Hyun Jin Yang

Atomic-Scale Dynamics of Surface-Catalyzed Hydrogenation/Dehydrogenation: NH on Pt(111)

Low-temperature scanning tunneling microscopy (LT-STM) was used to move hydrogen atoms and dissociate NH molecules on a Pt(111) surface covered with an ordered array of nitrogen atoms in a (2 × 2) structure. The N-covered Pt(111) surface was prepared by ammonia oxydehydrogenation, which was achieved by annealing an ammonia-oxygen overlayer to 400 K. Exposing the N-covered surface to H2(g) forms H atoms and NH molecules. The NH molecules occupy face-centered cubic hollow sites, while the H atoms occupy atop sites. The STM tip was used to dissociate NH and to induce hopping of H atoms. Action spectra consisting of the reaction yield versus applied bias voltage were recorded for both processes, which revealed that they are vibrationally mediated. The threshold voltages for NH dissociation and H hopping were found to be 430 and 272 meV, corresponding to the excitation energy of the N-H stretching and the Pt-H stretching modes, respectively. Substituting H with D results in an isotopic shift of -110 and -84 meV for the threshold voltages for ND dissociation and D hopping, respectively.
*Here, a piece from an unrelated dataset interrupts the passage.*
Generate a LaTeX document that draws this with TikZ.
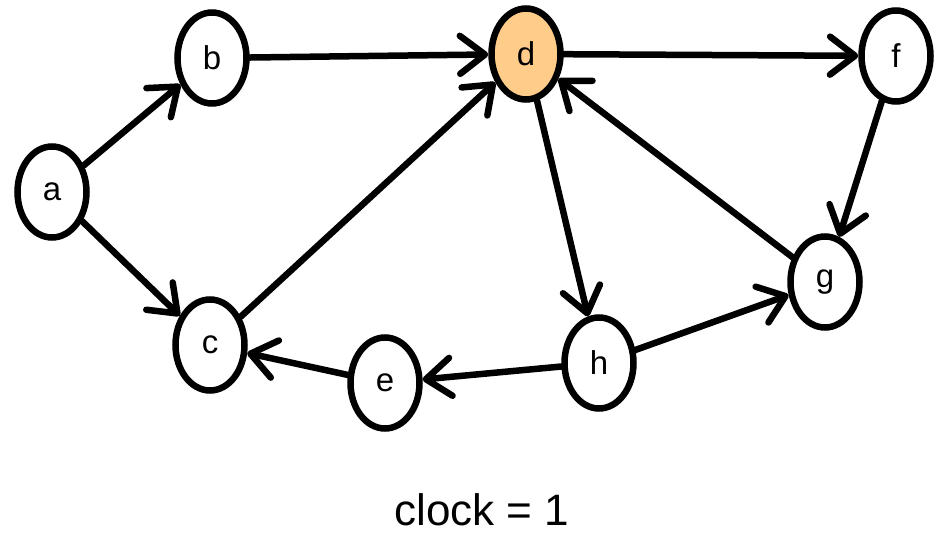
\documentclass[tikz,border=0pt]{standalone}
\usepackage{fontspec}
\setmainfont{Liberation Sans}
\usetikzlibrary{arrows.meta,shapes.geometric}
\definecolor{visited}{RGB}{255,204,138}
\tikzset{
  vertex/.style={ellipse, draw, line width=6.5pt, minimum width=69pt, minimum height=91pt,
                 inner sep=0pt, fill=white, font=\fontsize{33}{33}\selectfont},
  edge/.style={line width=6.5pt, line cap=round,
               -{Straight Barb[length=25pt,width=38pt,line width=6.5pt,line cap=round,line join=round]}},
  caption/.style={inner sep=0pt, font=\fontsize{44}{44}\selectfont}
}
\begin{document}
\begin{tikzpicture}[x=1pt,y=-1pt]
\useasboundingbox (0,0) rectangle (938,534);
\node[vertex] (a) at (52,192) {a};
\node[vertex] (b) at (212,58) {b};
\node[vertex] (c) at (210,345) {c};
\node[vertex, fill=visited] (d) at (526,54) {d};
\node[vertex] (e) at (385,383) {e};
\node[vertex] (f) at (896,56) {f};
\node[vertex] (g) at (825,282) {g};
\node[vertex] (h) at (599,363) {h};
\node[caption] (clk) at (482,510) {clock = 1};
\draw[edge] (a) -- (b);
\draw[edge] (a) -- (c);
\draw[edge] (b) -- (d);
\draw[edge] (c) -- (d);
\draw[edge] (d) -- (f);
\draw[edge] (d) -- (h);
\draw[edge] (f) -- (g);
\draw[edge] (g) -- (d);
\draw[edge] (h) -- (e);
\draw[edge] (e) -- (c);
\draw[edge] (h) -- (g);
\end{tikzpicture}
\end{document}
This further supports the conclusion that these processes are vibrationally mediated.

Surface morphology of atomic nitrogen on Pt(111)

The surface morphology of chemisorbed N on the Pt(111) surface has been studied at the atomic level with low temperature scanning tunneling microscopy (STM). When N is coadsorbed with O on the surface, they form a mixed (2 × 2)-N+O structure. When the surface is covered with N atoms only, isolated atoms and incomplete (2 × 2) patches are observed at low coverages. In a dense N layer, two phases, (√3 × √3)R30°-N and p(2 × 2)-N, are found to coexist at temperatures between 360 and 400 K. The (√3 × √3)R30° phase converts to the (2 × 2) phase as temperature increases. For both phases, nitrogen occupies fcc-hollow sites. At temperatures above 420 K, nitrogen starts to desorb. The p(2 × 2)-N phase shows a honeycomb structure in STM images with three nitrogen and three platinum atoms forming a six-membered ring, which can be attributed to the strong nitrogen binding to the underlying Pt surface.

Sulfur Atoms Adsorbed on Cu(100) at Low Coverage: Characterization and Stability against Complexation

Using scanning tunneling microscopy, we characterize the size and bias-dependent shape of sulfur atoms on Cu(100) at low coverage (below 0.1 monolayers) and low temperature (quenched from 300 to 5 K). Sulfur atoms populate the Cu(100) terraces more heavily than steps at low coverage, but as coverage approaches 0.1 monolayers, close-packed step edges become fully populated, with sulfur atoms occupying sites on top of the step. Density functional theory (DFT) corroborates the preferential population of terraces at low coverage as well as the step adsorption site. In experiment, small regions with p(2 × 2)-like atomic arrangements emerge on the terraces as sulfur coverage approaches 0.1 monolayer. Using DFT, a lattice gas model has been developed, and Monte Carlo simulations based on this model have been compared with the observed terrace configurations. A model containing eight pairwise interaction energies, all repulsive, gives qualitative agreement. Experiment shows that atomic adsorbed sulfur is the only species on Cu(100) up to a coverage of 0.09 monolayers. There are no Cu-S complexes. In contrast, prior work has shown that a Cu2S3 complex forms on Cu(111) under comparable conditions. On the basis of DFT, this difference can be attributed mainly to stronger adsorption of sulfur on Cu(100) as compared with Cu(111).

Formation of Two-Dimensional Copper Selenide on Cu(111) at Very Low Selenium Coverage

Using scanning tunneling microscopy (STM), we observed that adsorption of Se on Cu(111) produced islands with a (√3×√3)R30° structure at Se coverages far below the structures ideal coverage of 1/3 monolayer. On the basis of density functional theory (DFT), these islands cannot form due to attractive interactions between chemisorbed Se atoms. DFT showed that incorporating Cu atoms into the √3-Se lattice stabilizes the structure, which provided a plausible explanation for the experimental observations. STM revealed three types of √3 textures. We assigned two of these as two-dimensional layers of strained CuSe, analogous to dense planes of bulk klockmannite (CuSe). Klockmannite has a bulk lattice constant that is 11 % shorter than √3 times the surface lattice constant of Cu(111). This offers a rationale for the differences observed between these textures, for which strain limits the island size or distorts the √3 lattice. STM showed that existing step edges adsorb Se and facet toward ⟨12‾ 1⟩, which is consistent with DFT.